Abstract
Purpose :
Tight control of serum glucose levels – the cornerstone of diabetic management – reduces the incidence and progression of diabetic microvascular disease. Nonetheless, oscillating glucose levels (i.e., glycemic variability) can influence the risk for diabetic retinopathy independent of HbA1c levels. While it is hypothesized that transient episodes of hyperglycemia in patients with high glycemic variability contributes to the progression of retinopathy, the molecular mechanism whereby oscillating serum glucose levels influences diabetic eye disease is not known.
Methods :
Immortalized (MIO-M1) and primary retinal Müller cells were exposed to low (1-4 mM), normal (5 mM) or high (25-50 mM) glucose and the angiogenic potential of media conditioned from these cells was evaluated in vitro (tubule formation) and in vivo (directed in vivo angiogenesis). The contribution of the transcription factor, hypoxia inducible factor (HIF)-1α was assessed by western blot and immunofluorescence. HIF-1 target gene expression was examined by qPCR and ELISA. These results were corroborated in vivo using the insulin-induced hypoglycemia mouse model.
Results :
Transient exposure to low – but not high – glucose resulted in increased secretion of angiogenic mediators from retinal Müller glial cells and this enhanced angiogenic phenotype is strictly dependent on the transcription factor, HIF-1. Exposure of Müller cells to decreasing concentrations of D-glucose increased HIF-1α nuclear accumulation and promoted expression of the HIF-1-regulated angiogenic mediators, VEGF and angiopoietin-like 4 (ANGPTL4).
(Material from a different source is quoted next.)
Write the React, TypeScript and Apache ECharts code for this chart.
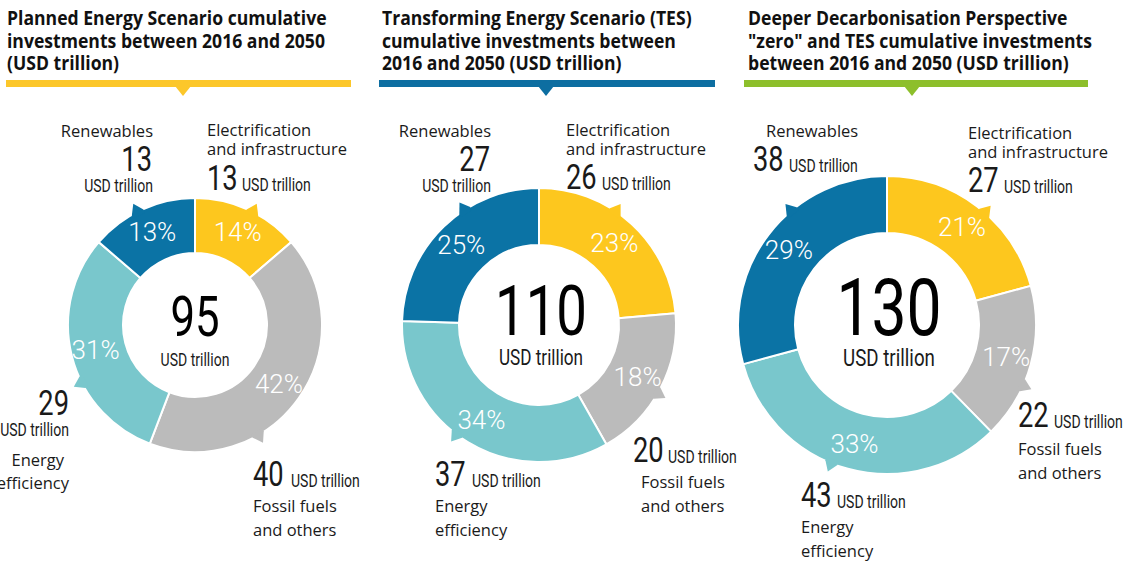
import React, { useEffect, useRef } from 'react';
import * as echarts from 'echarts';

const categories = ['Electrification and infrastructure', 'Fossil fuels and others', 'Energy efficiency', 'Renewables'];
const sliceColors = ['#fdc71e', '#bbbbbb', '#79c7cc', '#0b73a5'];

const pesValues = [13, 40, 29, 13];
const pesPercents = [14, 42, 31, 13];
const pesTotal = 95;

const tesValues = [26, 20, 37, 27];
const tesPercents = [23, 18, 34, 25];
const tesTotal = 110;

const ddpValues = [27, 22, 43, 38];
const ddpPercents = [21, 17, 33, 29];
const ddpTotal = 130;

const titleLines = [
  ['Planned Energy Scenario cumulative', 'investments between 2016 and 2050', '(USD trillion)'],
  ['Transforming Energy Scenario (TES)', 'cumulative investments between', '2016 and 2050 (USD trillion)'],
  ['Deeper Decarbonisation Perspective', '"zero" and TES cumulative investments', 'between 2016 and 2050 (USD trillion)'],
];
const titleColors = ['#fcc72a', '#0d6ea1', '#8dbf2b'];
const unit = 'USD trillion';

const SANS = '"Open Sans", "Noto Sans", sans-serif';
const COND = 'Roboto, "Noto Sans", sans-serif';
const SQ = 0.78;

type T = { text: string; x: number; y: number; size: number; cond?: boolean; align?: string; weight?: any; color?: string; sx?: number; lh?: number };
// y is the baseline of the first line
const txt = (o: T) => {
  const n = o.text.split('\n').length;
  const lh = o.lh || o.size * 1.2;
  return {
    type: 'text',
    x: o.x,
    y: o.y - 0.355 * o.size + ((n - 1) * lh) / 2,
    scaleX: o.sx || (o.cond ? SQ : 1),
    silent: true,
    z: 10,
    style: {
      text: o.text,
      fontSize: o.size,
      lineHeight: lh,
      fontFamily: o.cond ? COND : SANS,
      fontWeight: o.weight || 'normal',
      fill: o.color || '#1a1a1a',
      textAlign: o.align || 'left',
      textVerticalAlign: 'middle',
      align: o.align || 'left',
      verticalAlign: 'middle',
    },
  };
};

const LS = 16.5; // label font size
const NUM = 35;
const UNIT = 18;

export default function App() {
  const ref = useRef<HTMLDivElement>(null);
  useEffect(() => {
    if (!ref.current) return;
    const chart = echarts.init(ref.current, undefined, { renderer: 'svg' });

    const mkPie = (values: number[], percents: number[], center: number[], radius: number[]) => ({
      type: 'pie',
      center,
      radius,
      startAngle: 90,
      clockwise: true,
      silent: true,
      z: 2,
      avoidLabelOverlap: false,
      itemStyle: { borderColor: '#ffffff', borderWidth: 2 },
      label: {
        show: true,
        position: 'inside',
        color: '#ffffff',
        fontSize: 26,
        fontFamily: COND,
        fontWeight: 300,
        formatter: (p: any) => percents[p.dataIndex] + '%',
      },
      labelLine: { show: false },
      data: values.map((v, i) => ({ name: categories[i], value: v, itemStyle: { color: sliceColors[i] } })),
    });

    const g: any[] = [];
    const titleX = [7, 382, 748];
    const barX = [[6, 351], [379, 715], [744, 1088]];
    const triX = [183, 546, 912];
    titleLines.forEach((lines, k) => {
      lines.forEach((l, j) => g.push(txt({ text: l, x: titleX[k], y: 25 + j * 22.5, size: 20, weight: 'bold', color: '#111', sx: 0.88 })));
      g.push({ type: 'rect', shape: { x: barX[k][0], y: 80, width: barX[k][1] - barX[k][0], height: 7 }, style: { fill: titleColors[k] }, silent: true });
      g.push({ type: 'polygon', shape: { points: [[triX[k] - 8, 86], [triX[k] + 8, 86], [triX[k], 96]] }, style: { fill: titleColors[k] }, silent: true });
    });

    // small pointer tabs on the outer edge of each ring (decoration)
    const tabs = (c: number[], r: number, angles: number[]) => {
      angles.forEach((deg, i) => {
        const half = (6.5 / r) * (180 / Math.PI);
        const p = (a: number, rr: number) => [c[0] + rr * Math.sin((a * Math.PI) / 180), c[1] - rr * Math.cos((a * Math.PI) / 180)];
        g.push({ type: 'polygon', z: 5, silent: true, shape: { points: [p(deg - half, r - 4), p(deg - half, r - 0.5), p(deg, r + 9), p(deg + half, r - 0.5), p(deg + half, r - 4)] }, style: { fill: sliceColors[i] } });
      });
    };
    const c1 = [195, 325], r1 = [72, 127];
    const c2 = [539, 325], r2 = [80, 137];
    const c3 = [887, 325], r3 = [92, 149];
    tabs(c1, r1[1], [27, 150, 243, 333]);
    tabs(c2, r2[1], [34, 120, 217, 327]);
    tabs(c3, r3[1], [41, 114, 202, 320]);

    // chart 1 labels
    g.push(txt({ text: 'Renewables', x: 153, y: 136, size: LS, align: 'right' }));
    g.push(txt({ text: String(pesValues[3]), x: 152, y: 172, size: NUM, cond: true, align: 'right' }));
    g.push(txt({ text: unit, x: 153, y: 192, size: UNIT, cond: true, align: 'right' }));
    g.push(txt({ text: 'Electrification\nand infrastructure', x: 207, y: 135, size: LS, lh: 19 }));
    g.push(txt({ text: String(pesValues[0]), x: 207, y: 191, size: NUM, cond: true }));
    g.push(txt({ text: unit, x: 242, y: 191, size: UNIT, cond: true }));
    g.push(txt({ text: String(pesValues[2]), x: 69, y: 416, size: NUM, cond: true, align: 'right' }));
    g.push(txt({ text: unit, x: 69, y: 436, size: UNIT, cond: true, align: 'right' }));
    g.push(txt({ text: 'Energy', x: 64, y: 465, size: LS, align: 'right' }));
    g.push(txt({ text: 'efficiency', x: 69, y: 488, size: LS, align: 'right' }));
    g.push(txt({ text: String(pesValues[1]), x: 253, y: 487, size: NUM, cond: true }));
    g.push(txt({ text: unit, x: 291, y: 487, size: UNIT, cond: true }));
    g.push(txt({ text: 'Fossil fuels\nand others', x: 253, y: 511, size: LS, lh: 24 }));
    g.push(txt({ text: String(pesTotal), x: 195, y: 336, size: 56, cond: true, align: 'center', color: '#000' }));
    g.push(txt({ text: unit, x: 195, y: 366, size: 18, cond: true, align: 'center' }));

    // chart 2 labels
    g.push(txt({ text: 'Renewables', x: 491, y: 136, size: LS, align: 'right' }));
    g.push(txt({ text: String(tesValues[3]), x: 490, y: 172, size: NUM, cond: true, align: 'right' }));
    g.push(txt({ text: unit, x: 491, y: 192, size: UNIT, cond: true, align: 'right' }));
    g.push(txt({ text: 'Electrification\nand infrastructure', x: 566, y: 135, size: LS, lh: 19 }));
    g.push(txt({ text: String(tesValues[0]), x: 566, y: 190, size: NUM, cond: true }));
    g.push(txt({ text: unit, x: 602, y: 190, size: UNIT, cond: true }));
    g.push(txt({ text: String(tesValues[2]), x: 435, y: 487, size: NUM, cond: true }));
    g.push(txt({ text: unit, x: 472, y: 487, size: UNIT, cond: true }));
    g.push(txt({ text: 'Energy\nefficiency', x: 435, y: 511, size: LS, lh: 24 }));
    g.push(txt({ text: String(tesValues[1]), x: 633, y: 463, size: NUM, cond: true }));
    g.push(txt({ text: unit, x: 668, y: 463, size: UNIT, cond: true }));
    g.push(txt({ text: 'Fossil fuels\nand others', x: 641, y: 487, size: LS, lh: 24 }));
    g.push(txt({ text: String(tesTotal), x: 541, y: 336, size: 70, cond: true, align: 'center', color: '#000' }));
    g.push(txt({ text: unit, x: 541, y: 366, size: 22, cond: true, align: 'center' }));

    // chart 3 labels
    g.push(txt({ text: 'Renewables', x: 766, y: 136, size: LS }));
    g.push(txt({ text: String(ddpValues[3]), x: 753, y: 172, size: NUM, cond: true }));
    g.push(txt({ text: unit, x: 789, y: 172, size: UNIT, cond: true }));
    g.push(txt({ text: 'Electrification\nand infrastructure', x: 968, y: 138, size: LS, lh: 19 }));
    g.push(txt({ text: String(ddpValues[0]), x: 968, y: 193, size: NUM, cond: true }));
    g.push(txt({ text: unit, x: 1004, y: 193, size: UNIT, cond: true }));
    g.push(txt({ text: String(ddpValues[1]), x: 1018, y: 428, size: NUM, cond: true }));
    g.push(txt({ text: unit, x: 1054, y: 428, size: UNIT, cond: true }));
    g.push(txt({ text: 'Fossil fuels\nand others', x: 1018, y: 454, size: LS, lh: 24 }));
    g.push(txt({ text: String(ddpValues[2]), x: 801, y: 508, size: NUM, cond: true }));
    g.push(txt({ text: unit, x: 837, y: 508, size: UNIT, cond: true }));
    g.push(txt({ text: 'Energy\nefficiency', x: 801, y: 532, size: LS, lh: 24 }));
    g.push(txt({ text: String(ddpTotal), x: 889, y: 336, size: 80, cond: true, align: 'center', color: '#000' }));
    g.push(txt({ text: unit, x: 889, y: 366, size: 24, cond: true, align: 'center' }));

    chart.setOption({
      animation: false,
      backgroundColor: '#ffffff',
      series: [
        mkPie(pesValues, pesPercents, c1, r1),
        mkPie(tesValues, tesPercents, c2, r2),
        mkPie(ddpValues, ddpPercents, c3, r3),
      ],
      graphic: { elements: g },
    });
    return () => chart.dispose();
  }, []);
  return <div ref={ref} style={{ position: 'absolute', left: 0, top: 0, width: 1138, height: 561 }} />;
}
This increase was synergistic with hypoxia, and resulted in a marked increase in VEGF and ANGPTL4 secretion. These results were confirmed in vivo. Interestingly, nuclear accumulation of HIF-1α in response to hypoglycemia was independent of its canonical post-translational stabilization. Instead, we demonstrate a unique and previously unrecognized mechanism whereby low D-glucose independently promotes HIF-1α protein translation and nuclear localization.
Conclusions :
Our results provide a molecular explanation for how glycemic variability can promote the progression of diabetic eye disease independent of HbA1c or hyperglycemia and have important clinical implications for optimizing glucose management in diabetic patients.
This is an abstract that was submitted for the 2017 ARVO Annual Meeting, held in Baltimore, MD, May 7-11, 2017.